Exercise brief:
Write out, word for word, every line from the first one through the line that holds "var tempH = [35, 125, 320, 810, 995, 1355];", and nothing else; skip the pictures.

(begin)

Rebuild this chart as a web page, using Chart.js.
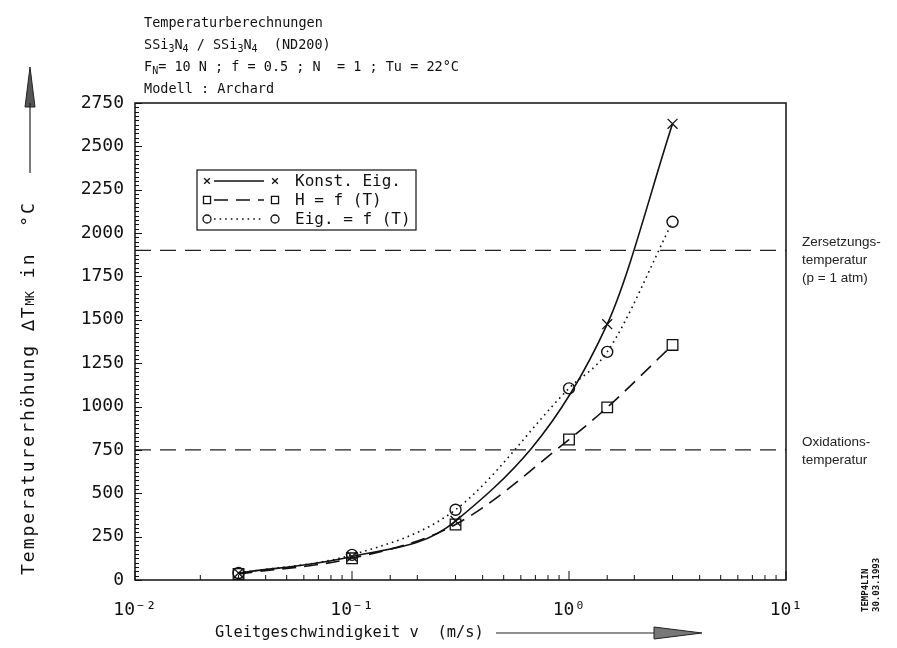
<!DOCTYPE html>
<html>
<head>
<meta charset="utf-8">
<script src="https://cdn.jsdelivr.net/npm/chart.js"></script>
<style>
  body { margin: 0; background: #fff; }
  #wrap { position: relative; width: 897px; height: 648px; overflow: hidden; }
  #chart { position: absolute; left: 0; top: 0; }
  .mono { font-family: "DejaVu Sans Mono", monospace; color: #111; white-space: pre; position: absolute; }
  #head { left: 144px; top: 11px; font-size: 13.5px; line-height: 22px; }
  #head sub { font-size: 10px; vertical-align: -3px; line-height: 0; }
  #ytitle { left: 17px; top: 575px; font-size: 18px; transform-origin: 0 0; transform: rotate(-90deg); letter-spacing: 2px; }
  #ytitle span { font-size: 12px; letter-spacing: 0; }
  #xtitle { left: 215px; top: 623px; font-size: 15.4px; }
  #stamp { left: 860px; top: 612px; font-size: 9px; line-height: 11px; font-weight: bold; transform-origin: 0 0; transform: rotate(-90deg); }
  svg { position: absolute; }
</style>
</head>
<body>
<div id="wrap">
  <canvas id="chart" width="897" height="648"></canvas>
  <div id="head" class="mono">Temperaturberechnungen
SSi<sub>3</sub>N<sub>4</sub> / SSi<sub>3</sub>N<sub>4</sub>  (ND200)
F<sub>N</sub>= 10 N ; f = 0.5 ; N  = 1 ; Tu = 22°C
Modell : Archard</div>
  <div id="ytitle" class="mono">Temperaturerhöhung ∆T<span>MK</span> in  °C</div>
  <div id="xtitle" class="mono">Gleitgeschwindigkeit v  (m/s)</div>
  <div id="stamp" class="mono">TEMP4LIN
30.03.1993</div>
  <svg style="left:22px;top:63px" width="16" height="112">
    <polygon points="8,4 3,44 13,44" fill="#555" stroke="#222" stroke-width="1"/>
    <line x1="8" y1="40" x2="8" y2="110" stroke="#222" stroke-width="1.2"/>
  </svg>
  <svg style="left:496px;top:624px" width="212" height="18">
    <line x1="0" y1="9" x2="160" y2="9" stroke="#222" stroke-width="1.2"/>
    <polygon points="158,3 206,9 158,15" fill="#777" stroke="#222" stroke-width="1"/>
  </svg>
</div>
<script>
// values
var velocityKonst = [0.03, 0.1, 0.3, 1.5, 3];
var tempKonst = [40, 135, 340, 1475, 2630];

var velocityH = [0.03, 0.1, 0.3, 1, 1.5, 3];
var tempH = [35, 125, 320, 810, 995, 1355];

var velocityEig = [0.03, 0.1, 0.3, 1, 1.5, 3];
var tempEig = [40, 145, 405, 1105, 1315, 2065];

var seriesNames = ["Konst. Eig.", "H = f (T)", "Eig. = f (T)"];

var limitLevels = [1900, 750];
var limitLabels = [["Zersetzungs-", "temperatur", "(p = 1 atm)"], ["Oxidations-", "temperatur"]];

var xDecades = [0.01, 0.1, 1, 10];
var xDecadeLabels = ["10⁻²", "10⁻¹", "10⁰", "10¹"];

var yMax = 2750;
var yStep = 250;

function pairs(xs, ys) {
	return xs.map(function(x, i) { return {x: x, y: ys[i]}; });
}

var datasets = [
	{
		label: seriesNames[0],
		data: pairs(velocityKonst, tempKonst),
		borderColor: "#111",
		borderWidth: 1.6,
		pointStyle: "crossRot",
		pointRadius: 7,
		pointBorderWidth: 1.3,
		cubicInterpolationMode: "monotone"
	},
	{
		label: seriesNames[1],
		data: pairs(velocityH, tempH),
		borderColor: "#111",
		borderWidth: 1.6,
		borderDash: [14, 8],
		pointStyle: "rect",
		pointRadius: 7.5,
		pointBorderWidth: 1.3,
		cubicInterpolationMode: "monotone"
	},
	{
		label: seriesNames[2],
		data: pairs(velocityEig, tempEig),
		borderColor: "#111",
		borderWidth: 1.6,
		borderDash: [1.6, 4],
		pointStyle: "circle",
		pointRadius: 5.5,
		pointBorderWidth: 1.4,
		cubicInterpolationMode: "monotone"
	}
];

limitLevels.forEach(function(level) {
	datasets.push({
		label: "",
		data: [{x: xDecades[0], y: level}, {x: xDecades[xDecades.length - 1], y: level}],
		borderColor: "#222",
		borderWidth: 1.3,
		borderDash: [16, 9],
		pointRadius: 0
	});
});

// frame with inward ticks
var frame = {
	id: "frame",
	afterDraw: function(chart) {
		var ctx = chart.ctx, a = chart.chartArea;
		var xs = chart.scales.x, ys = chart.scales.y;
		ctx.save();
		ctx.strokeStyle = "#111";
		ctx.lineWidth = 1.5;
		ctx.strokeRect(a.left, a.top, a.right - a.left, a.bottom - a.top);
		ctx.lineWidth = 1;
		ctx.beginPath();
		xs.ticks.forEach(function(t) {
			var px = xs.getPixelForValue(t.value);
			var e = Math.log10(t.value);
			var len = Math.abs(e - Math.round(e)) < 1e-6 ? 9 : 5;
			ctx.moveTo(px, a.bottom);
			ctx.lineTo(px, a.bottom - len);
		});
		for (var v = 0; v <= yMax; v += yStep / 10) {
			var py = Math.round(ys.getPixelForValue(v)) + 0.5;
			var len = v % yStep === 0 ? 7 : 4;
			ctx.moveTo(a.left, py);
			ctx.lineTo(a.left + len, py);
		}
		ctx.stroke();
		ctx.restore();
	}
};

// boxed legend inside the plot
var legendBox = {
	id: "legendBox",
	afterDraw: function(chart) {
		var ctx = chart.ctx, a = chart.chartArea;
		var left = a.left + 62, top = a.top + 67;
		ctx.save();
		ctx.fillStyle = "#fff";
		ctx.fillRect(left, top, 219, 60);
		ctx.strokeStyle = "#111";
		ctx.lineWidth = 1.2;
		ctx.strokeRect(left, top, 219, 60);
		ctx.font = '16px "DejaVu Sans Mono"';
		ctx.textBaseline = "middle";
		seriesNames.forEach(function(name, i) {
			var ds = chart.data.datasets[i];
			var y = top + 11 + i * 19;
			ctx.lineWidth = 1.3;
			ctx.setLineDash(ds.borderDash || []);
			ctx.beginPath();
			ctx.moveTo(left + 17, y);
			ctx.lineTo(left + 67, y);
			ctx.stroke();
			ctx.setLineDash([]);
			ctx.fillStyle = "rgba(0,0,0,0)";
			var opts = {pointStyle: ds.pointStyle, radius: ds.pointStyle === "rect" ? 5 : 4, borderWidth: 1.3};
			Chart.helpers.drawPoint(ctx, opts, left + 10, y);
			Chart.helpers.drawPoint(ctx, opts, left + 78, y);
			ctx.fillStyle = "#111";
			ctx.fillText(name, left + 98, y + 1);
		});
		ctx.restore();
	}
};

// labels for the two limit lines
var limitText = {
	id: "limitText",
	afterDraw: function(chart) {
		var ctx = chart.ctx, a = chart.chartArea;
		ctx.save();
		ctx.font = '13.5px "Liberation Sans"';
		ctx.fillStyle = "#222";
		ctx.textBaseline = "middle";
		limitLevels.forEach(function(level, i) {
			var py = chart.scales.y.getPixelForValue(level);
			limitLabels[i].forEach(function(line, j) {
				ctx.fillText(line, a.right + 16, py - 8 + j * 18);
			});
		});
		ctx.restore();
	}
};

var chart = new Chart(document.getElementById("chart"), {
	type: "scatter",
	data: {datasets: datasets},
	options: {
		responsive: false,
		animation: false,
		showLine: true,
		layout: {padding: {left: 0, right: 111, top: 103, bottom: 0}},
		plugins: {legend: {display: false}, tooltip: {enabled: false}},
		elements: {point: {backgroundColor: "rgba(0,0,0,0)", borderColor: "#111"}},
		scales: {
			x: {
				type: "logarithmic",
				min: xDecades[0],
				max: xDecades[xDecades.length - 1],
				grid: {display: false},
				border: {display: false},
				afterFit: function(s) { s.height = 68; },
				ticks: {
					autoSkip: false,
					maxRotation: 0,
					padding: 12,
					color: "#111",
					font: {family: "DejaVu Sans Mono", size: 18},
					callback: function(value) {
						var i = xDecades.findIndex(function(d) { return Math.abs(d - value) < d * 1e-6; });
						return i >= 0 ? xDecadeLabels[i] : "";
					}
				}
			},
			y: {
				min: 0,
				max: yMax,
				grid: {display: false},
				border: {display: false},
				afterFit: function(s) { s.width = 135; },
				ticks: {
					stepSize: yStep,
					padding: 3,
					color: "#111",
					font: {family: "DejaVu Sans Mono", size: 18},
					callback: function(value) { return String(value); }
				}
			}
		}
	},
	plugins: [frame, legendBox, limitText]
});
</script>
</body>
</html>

(end)

Complete answer:
Rebuild this chart as a web page, using Chart.js.
<!DOCTYPE html>
<html>
<head>
<meta charset="utf-8">
<script src="https://cdn.jsdelivr.net/npm/chart.js"></script>
<style>
  body { margin: 0; background: #fff; }
  #wrap { position: relative; width: 897px; height: 648px; overflow: hidden; }
  #chart { position: absolute; left: 0; top: 0; }
  .mono { font-family: "DejaVu Sans Mono", monospace; color: #111; white-space: pre; position: absolute; }
  #head { left: 144px; top: 11px; font-size: 13.5px; line-height: 22px; }
  #head sub { font-size: 10px; vertical-align: -3px; line-height: 0; }
  #ytitle { left: 17px; top: 575px; font-size: 18px; transform-origin: 0 0; transform: rotate(-90deg); letter-spacing: 2px; }
  #ytitle span { font-size: 12px; letter-spacing: 0; }
  #xtitle { left: 215px; top: 623px; font-size: 15.4px; }
  #stamp { left: 860px; top: 612px; font-size: 9px; line-height: 11px; font-weight: bold; transform-origin: 0 0; transform: rotate(-90deg); }
  svg { position: absolute; }
</style>
</head>
<body>
<div id="wrap">
  <canvas id="chart" width="897" height="648"></canvas>
  <div id="head" class="mono">Temperaturberechnungen
SSi<sub>3</sub>N<sub>4</sub> / SSi<sub>3</sub>N<sub>4</sub>  (ND200)
F<sub>N</sub>= 10 N ; f = 0.5 ; N  = 1 ; Tu = 22°C
Modell : Archard</div>
  <div id="ytitle" class="mono">Temperaturerhöhung ∆T<span>MK</span> in  °C</div>
  <div id="xtitle" class="mono">Gleitgeschwindigkeit v  (m/s)</div>
  <div id="stamp" class="mono">TEMP4LIN
30.03.1993</div>
  <svg style="left:22px;top:63px" width="16" height="112">
    <polygon points="8,4 3,44 13,44" fill="#555" stroke="#222" stroke-width="1"/>
    <line x1="8" y1="40" x2="8" y2="110" stroke="#222" stroke-width="1.2"/>
  </svg>
  <svg style="left:496px;top:624px" width="212" height="18">
    <line x1="0" y1="9" x2="160" y2="9" stroke="#222" stroke-width="1.2"/>
    <polygon points="158,3 206,9 158,15" fill="#777" stroke="#222" stroke-width="1"/>
  </svg>
</div>
<script>
// values
var velocityKonst = [0.03, 0.1, 0.3, 1.5, 3];
var tempKonst = [40, 135, 340, 1475, 2630];

var velocityH = [0.03, 0.1, 0.3, 1, 1.5, 3];
var tempH = [35, 125, 320, 810, 995, 1355];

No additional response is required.